Temporal Evolution of the Geometrical and Transport Properties of a Fracture/Proppant System Under Increasing Effective Stress

Abstract

Summary A fracture/proppant system is used to mimic the interaction between the rock matrix and proppants during the process of fracture closing attributed to pore-pressure reduction during hydrocarbon production. Effects of rock type and bedding-plane direction are investigated. High-strength sintered bauxite proppants are placed in hydraulic fractures in sandstone and shale rock. There are two bedding-plane directions in shale rock: One is 90°, which is perpendicular to the fracture, whereas the other is 0°, which is parallel to the fracture. Increasing mechanical loading is imposed to close the fracture. Micrometer-scale X-ray tomography is used to visualize the internal structure. Cutting-edge image-processing methods are applied to extract patterns of both the fracture and matrix.

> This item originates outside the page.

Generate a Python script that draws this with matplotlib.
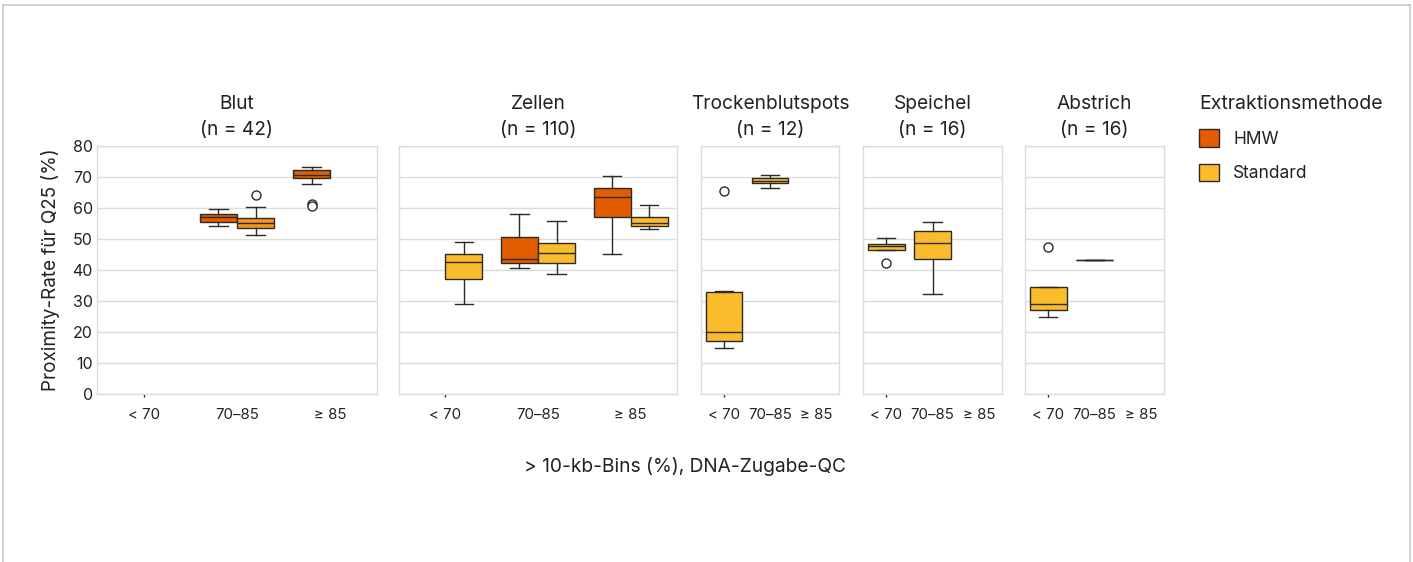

A pore-scale lattice Boltzmann simulator, optimized with graphics-processing-unit parallel computing, is used to simulate the permeability tensor inside the fracture. Significant proppant embedment is observed in the sandstone rock when the effective stress is increased to 4,200 psi. Consequently, fracture porosity is reduced by nearly 70%, and permeability is reduced by two orders of magnitude. Embedded proppants are unable to create microscopic fractures on the matrix surface because of the low bonding strength between grains. In the shale rock with 90° bedding planes, when the effective stress is increased to 3,000 psi, significant microscopic fractures on the matrix surface are created because the lamination structure of the matrix is opened. In the shale rock with 0° bedding planes, noticeable microscopic fractures on the matrix surface are not observed until the effective stress is increased to 6,990 psi. Proppant embedment is insignificant because of the high bonding strength between fine grains. Significant anisotropy in the permeability tensor is observed during all experiments. This study is the first to use cutting-edge imaging and modeling methods to quantitatively study the interaction between proppants and the rock matrix during the stress-increase process. It has important applications, which help sustain production with adequate fracture conductivity in deep reservoirs (e.g., the Haynesville shale).